La reconfiguración contemporánea de las masculinidades rarámuris ocurre en el marco del proceso de modernización agrícola y la profundización del modelo económico neoliberal que, sumado al proceso de empobrecimiento asociado a la sobreexplotación forestal, a los cambios ambientales y a la profundización de la violencia estructural, entre otros aspectos, han favorecido la integración de la población rarámuri a los circuitos migratorios, propiciando con ello cambios en valores, normas, formas de comportamiento, símbolos y significados asociados con las relaciones de género.
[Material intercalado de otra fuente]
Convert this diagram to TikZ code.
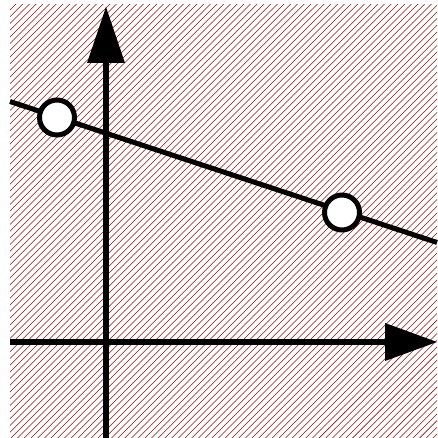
\documentclass[tikz,border=0pt]{standalone}
\definecolor{hatch}{RGB}{140,20,20}
\tikzset{
  hatchline/.style={draw=hatch, line width=0.55pt},
  axis/.style={draw=black, line width=6pt},
  tipfill/.style={fill=black},
  marker/.style={draw=black, fill=white, line width=5pt},
  graphline/.style={draw=black, line width=5pt}
}
\begin{document}
\begin{tikzpicture}[x=1pt,y=-1pt]
\useasboundingbox (0,0) rectangle (437,438);
\fill[white] (0,0) rectangle (437,438);
% hatching
\begin{scope}
\clip (10,5) rectangle (437,438);
\foreach \k in {0,...,135}{
  \pgfmathsetmacro{\a}{\k*6.7}
  \draw[hatchline] (\a-440,440) -- (\a,0);
}
\end{scope}
% axes
\draw[axis] (10,342) -- (390,342);
\fill[tipfill] (385,323) -- (437,342) -- (385,361) -- cycle;
\draw[axis] (106,438) -- (106,58);
\fill[tipfill] (87,63) -- (106,7) -- (125,63) -- cycle;
% line
\coordinate (L) at (10,101.5);
\coordinate (R) at (437,242.5);
\draw[graphline] (L) -- (R);
\node[circle, marker, minimum size=35pt, inner sep=0pt] (p1) at (57,117.5) {};
\node[circle, marker, minimum size=35pt, inner sep=0pt] (p2) at (342,212.5) {};
\end{tikzpicture}
\end{document}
En efecto, la migración constituye hoy en día una de las estrategias de reproducción más importantes entre los grupos domésticos rarámuris, la cual les ha permitido sobrevivir al hambre endémica que se presenta en muchas comunidades de la Sierra Tarahumara. Este proceso ha dado pie a reconfiguraciones en las masculinidades rarámuris, las cuales, lejos de mostrarse estáticas, se han reconstituido a partir del contacto con otros contextos culturales y de los cambios de orden socioeconómico que conllevan los procesos migratorios de tipo estacional o permanente.
A partir del trabajo realizado con mujeres y hombres, jornaleros agrícolas migrantes, se puede afirmar que, aunque las masculinidades rarámuris comparten algunos elementos del modelo hegemónico patriarcal -como las prácticas y las significaciones que establecen las distancias jerárquicas y las relaciones de dominación de los hombres respecto a las mujeres-, la construcción social del género masculino en el interior de esta etnia no es homogénea. Los cambios inducidos por la migración han dado lugar a la conformación de diversas configuraciones de las masculinidades, las cuales obedecen a contextos socioeconómicos, familiares y culturales particulares, en los que las construcciones de lo masculino y lo femenino generan diversas prácticas y formas de relacionarse desde el género.
La asimilación de valores, normas, significados y pautas de comportamiento inéditas, asociadas con las relaciones de género, se aprecian en aspectos tales como: la incorporación de las mujeres al trabajo remunerado, la reorganización y distribución del trabajo doméstico en los hogares, la ampliación de la participación femenina en los espacios de toma de decisiones comunitarios y la contención de la violencia de género, asociada en buena medida a las instituciones que atienden a las mujeres víctimas de violencia en las sociedades de acogida.
En este sentido, vale la pena señalar que, si bien la experiencia migratoria tiene el potencial de replantear las nociones tradicionales de género y favorecer el tránsito hacia modelos menos inequitativos y autoritarios, los cambios identitarios que de ella se derivan ocurren en el marco de un modelo hegemónico en el que se presenta al varón como esencialmente dominante, con componentes que emanan de la ideología, los valores y los principios rectores del patriarcado.